▸ **WHAT THE EXERCISE ASKS**
Please reproduce exactly the lines between the line holding "Emit a Python" and the line holding "return 1 - py / H", inclusive, leaving out any pictures.

▸ **RECORDS FOR PROCESSING**
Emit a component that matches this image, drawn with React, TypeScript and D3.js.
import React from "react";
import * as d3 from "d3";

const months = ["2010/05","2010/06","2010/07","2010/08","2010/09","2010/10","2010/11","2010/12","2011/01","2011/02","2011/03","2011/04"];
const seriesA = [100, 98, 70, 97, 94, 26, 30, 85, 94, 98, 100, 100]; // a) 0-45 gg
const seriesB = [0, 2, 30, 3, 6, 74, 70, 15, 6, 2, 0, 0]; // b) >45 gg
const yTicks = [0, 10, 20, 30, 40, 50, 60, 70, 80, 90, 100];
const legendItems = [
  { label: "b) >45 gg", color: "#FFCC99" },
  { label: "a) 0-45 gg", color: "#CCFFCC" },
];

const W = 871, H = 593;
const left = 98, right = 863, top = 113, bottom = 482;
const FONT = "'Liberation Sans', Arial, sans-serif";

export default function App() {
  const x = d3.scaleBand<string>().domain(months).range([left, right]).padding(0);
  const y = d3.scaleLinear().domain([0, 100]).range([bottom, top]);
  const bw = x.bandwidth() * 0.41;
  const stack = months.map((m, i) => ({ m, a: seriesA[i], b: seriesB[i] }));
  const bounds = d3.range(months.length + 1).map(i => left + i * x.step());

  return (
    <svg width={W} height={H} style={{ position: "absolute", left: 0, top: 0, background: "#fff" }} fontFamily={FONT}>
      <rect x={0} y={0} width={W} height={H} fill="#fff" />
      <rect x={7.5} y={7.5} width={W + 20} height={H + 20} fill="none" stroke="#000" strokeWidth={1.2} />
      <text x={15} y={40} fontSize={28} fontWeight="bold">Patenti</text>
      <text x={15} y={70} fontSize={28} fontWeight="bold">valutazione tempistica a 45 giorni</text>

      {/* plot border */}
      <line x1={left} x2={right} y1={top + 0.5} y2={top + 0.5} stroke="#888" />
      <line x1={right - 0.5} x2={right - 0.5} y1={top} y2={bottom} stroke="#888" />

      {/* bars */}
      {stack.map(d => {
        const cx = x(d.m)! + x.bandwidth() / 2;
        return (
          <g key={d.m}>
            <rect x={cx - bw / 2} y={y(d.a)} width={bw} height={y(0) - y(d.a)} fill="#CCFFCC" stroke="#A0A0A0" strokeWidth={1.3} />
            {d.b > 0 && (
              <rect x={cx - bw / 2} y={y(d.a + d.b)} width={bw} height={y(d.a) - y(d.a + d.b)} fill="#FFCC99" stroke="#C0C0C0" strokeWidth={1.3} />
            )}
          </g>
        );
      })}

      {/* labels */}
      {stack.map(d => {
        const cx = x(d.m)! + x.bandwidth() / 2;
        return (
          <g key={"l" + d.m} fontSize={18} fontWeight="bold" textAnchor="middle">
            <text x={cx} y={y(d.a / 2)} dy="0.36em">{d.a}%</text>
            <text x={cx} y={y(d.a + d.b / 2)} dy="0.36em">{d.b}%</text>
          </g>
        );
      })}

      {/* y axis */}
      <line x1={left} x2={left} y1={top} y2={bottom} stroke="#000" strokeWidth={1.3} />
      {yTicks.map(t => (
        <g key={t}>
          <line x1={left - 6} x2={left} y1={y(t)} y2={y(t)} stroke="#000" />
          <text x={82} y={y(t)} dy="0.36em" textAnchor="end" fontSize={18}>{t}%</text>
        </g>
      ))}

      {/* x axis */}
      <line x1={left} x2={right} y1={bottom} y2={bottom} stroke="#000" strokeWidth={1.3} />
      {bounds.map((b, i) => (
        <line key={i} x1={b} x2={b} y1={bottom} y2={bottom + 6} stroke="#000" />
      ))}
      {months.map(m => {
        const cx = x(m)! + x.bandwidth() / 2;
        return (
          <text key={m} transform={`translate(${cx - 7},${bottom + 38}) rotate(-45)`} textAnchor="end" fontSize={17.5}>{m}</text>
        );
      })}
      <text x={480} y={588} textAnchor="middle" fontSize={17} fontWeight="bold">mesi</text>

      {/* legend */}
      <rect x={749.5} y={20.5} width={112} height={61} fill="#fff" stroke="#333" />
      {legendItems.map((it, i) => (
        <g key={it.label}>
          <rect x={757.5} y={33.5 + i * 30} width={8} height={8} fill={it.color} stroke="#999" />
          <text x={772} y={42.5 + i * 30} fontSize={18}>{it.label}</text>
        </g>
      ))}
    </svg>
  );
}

...

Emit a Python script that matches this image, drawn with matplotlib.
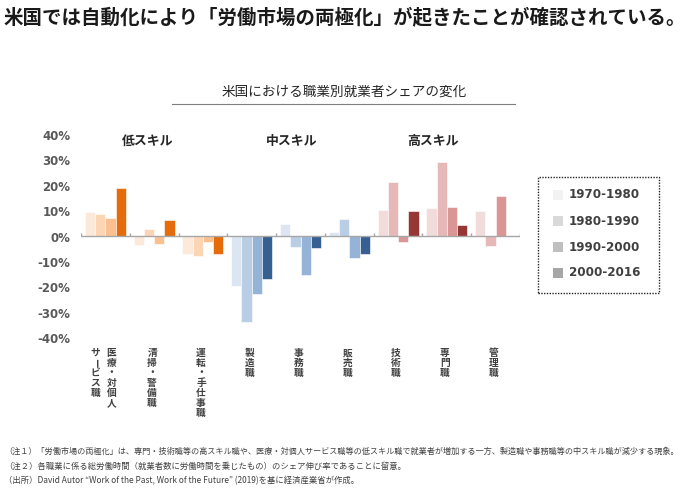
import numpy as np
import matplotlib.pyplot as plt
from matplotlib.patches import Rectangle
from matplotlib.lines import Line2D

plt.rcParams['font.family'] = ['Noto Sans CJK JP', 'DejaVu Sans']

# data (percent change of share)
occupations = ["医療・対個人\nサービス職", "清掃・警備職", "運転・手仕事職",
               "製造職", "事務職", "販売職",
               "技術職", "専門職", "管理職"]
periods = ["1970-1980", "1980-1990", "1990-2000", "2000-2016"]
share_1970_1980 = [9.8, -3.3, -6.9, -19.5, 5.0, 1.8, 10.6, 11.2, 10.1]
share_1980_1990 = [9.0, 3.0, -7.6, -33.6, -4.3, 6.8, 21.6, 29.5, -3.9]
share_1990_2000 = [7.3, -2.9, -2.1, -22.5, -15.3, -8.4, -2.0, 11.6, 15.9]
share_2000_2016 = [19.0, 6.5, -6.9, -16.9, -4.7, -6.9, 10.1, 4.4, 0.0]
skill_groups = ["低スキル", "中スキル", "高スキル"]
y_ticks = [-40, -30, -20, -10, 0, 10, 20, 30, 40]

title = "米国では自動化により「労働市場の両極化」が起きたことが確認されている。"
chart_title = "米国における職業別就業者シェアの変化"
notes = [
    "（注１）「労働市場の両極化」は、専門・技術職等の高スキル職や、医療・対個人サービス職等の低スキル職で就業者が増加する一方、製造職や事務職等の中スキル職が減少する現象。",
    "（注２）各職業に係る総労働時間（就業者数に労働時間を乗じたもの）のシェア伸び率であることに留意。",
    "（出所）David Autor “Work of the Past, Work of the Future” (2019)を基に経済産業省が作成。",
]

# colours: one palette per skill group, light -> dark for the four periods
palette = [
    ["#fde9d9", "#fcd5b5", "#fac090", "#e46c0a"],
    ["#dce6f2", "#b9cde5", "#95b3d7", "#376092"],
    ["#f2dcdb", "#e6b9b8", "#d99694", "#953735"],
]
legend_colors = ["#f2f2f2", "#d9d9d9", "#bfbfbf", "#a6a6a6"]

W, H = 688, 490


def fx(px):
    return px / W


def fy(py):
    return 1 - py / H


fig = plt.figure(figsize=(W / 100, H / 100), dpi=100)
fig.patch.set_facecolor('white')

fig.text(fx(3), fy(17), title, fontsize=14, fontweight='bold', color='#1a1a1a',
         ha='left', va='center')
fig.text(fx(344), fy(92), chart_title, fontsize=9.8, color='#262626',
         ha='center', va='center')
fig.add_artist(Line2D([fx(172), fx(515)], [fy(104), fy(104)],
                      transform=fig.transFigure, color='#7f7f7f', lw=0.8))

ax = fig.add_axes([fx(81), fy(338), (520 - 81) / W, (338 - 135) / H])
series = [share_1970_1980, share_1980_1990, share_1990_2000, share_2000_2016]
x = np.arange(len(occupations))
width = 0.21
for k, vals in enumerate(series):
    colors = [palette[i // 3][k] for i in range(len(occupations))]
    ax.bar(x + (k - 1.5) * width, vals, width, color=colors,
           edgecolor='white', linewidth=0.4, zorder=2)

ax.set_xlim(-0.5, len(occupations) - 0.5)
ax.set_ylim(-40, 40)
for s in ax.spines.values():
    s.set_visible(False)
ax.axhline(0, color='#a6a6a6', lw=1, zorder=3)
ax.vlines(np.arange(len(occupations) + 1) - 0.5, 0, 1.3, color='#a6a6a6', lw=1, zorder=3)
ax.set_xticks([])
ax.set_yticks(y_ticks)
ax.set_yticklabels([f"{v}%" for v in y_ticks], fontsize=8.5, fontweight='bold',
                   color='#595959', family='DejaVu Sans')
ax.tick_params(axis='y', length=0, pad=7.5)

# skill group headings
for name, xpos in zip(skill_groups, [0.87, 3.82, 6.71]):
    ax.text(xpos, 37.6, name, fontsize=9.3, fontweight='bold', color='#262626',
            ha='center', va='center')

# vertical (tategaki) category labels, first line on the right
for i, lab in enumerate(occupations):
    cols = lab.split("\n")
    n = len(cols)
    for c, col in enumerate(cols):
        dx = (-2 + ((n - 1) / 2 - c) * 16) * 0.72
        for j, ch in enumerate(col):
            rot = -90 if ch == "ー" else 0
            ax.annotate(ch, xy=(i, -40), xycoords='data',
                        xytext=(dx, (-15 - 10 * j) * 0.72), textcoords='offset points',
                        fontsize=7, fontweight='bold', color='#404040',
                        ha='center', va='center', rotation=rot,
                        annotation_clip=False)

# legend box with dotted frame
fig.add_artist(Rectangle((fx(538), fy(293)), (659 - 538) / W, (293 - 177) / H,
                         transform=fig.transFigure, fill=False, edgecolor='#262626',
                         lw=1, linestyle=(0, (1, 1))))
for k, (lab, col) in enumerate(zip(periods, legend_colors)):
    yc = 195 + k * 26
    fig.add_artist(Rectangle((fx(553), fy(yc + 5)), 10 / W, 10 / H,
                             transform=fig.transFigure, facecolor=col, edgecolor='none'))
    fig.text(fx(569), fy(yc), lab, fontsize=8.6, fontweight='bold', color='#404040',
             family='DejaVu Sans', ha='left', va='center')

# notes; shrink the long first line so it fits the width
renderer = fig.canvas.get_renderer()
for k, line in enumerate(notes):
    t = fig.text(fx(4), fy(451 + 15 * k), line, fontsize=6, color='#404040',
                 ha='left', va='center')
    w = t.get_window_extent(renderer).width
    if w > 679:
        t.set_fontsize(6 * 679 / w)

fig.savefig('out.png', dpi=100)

...

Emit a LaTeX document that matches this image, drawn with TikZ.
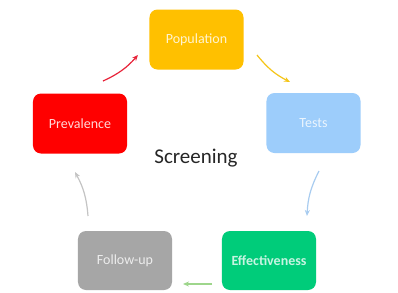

▸ **FINISHED EXERCISE**
Emit a Python script that matches this image, drawn with matplotlib.
import numpy as np
import matplotlib.pyplot as plt
from matplotlib.patches import Rectangle
from matplotlib.lines import Line2D

plt.rcParams['font.family'] = ['Noto Sans CJK JP', 'DejaVu Sans']

# data (percent change of share)
occupations = ["医療・対個人\nサービス職", "清掃・警備職", "運転・手仕事職",
               "製造職", "事務職", "販売職",
               "技術職", "専門職", "管理職"]
periods = ["1970-1980", "1980-1990", "1990-2000", "2000-2016"]
share_1970_1980 = [9.8, -3.3, -6.9, -19.5, 5.0, 1.8, 10.6, 11.2, 10.1]
share_1980_1990 = [9.0, 3.0, -7.6, -33.6, -4.3, 6.8, 21.6, 29.5, -3.9]
share_1990_2000 = [7.3, -2.9, -2.1, -22.5, -15.3, -8.4, -2.0, 11.6, 15.9]
share_2000_2016 = [19.0, 6.5, -6.9, -16.9, -4.7, -6.9, 10.1, 4.4, 0.0]
skill_groups = ["低スキル", "中スキル", "高スキル"]
y_ticks = [-40, -30, -20, -10, 0, 10, 20, 30, 40]

title = "米国では自動化により「労働市場の両極化」が起きたことが確認されている。"
chart_title = "米国における職業別就業者シェアの変化"
notes = [
    "（注１）「労働市場の両極化」は、専門・技術職等の高スキル職や、医療・対個人サービス職等の低スキル職で就業者が増加する一方、製造職や事務職等の中スキル職が減少する現象。",
    "（注２）各職業に係る総労働時間（就業者数に労働時間を乗じたもの）のシェア伸び率であることに留意。",
    "（出所）David Autor “Work of the Past, Work of the Future” (2019)を基に経済産業省が作成。",
]

# colours: one palette per skill group, light -> dark for the four periods
palette = [
    ["#fde9d9", "#fcd5b5", "#fac090", "#e46c0a"],
    ["#dce6f2", "#b9cde5", "#95b3d7", "#376092"],
    ["#f2dcdb", "#e6b9b8", "#d99694", "#953735"],
]
legend_colors = ["#f2f2f2", "#d9d9d9", "#bfbfbf", "#a6a6a6"]

W, H = 688, 490


def fx(px):
    return px / W


def fy(py):
    return 1 - py / H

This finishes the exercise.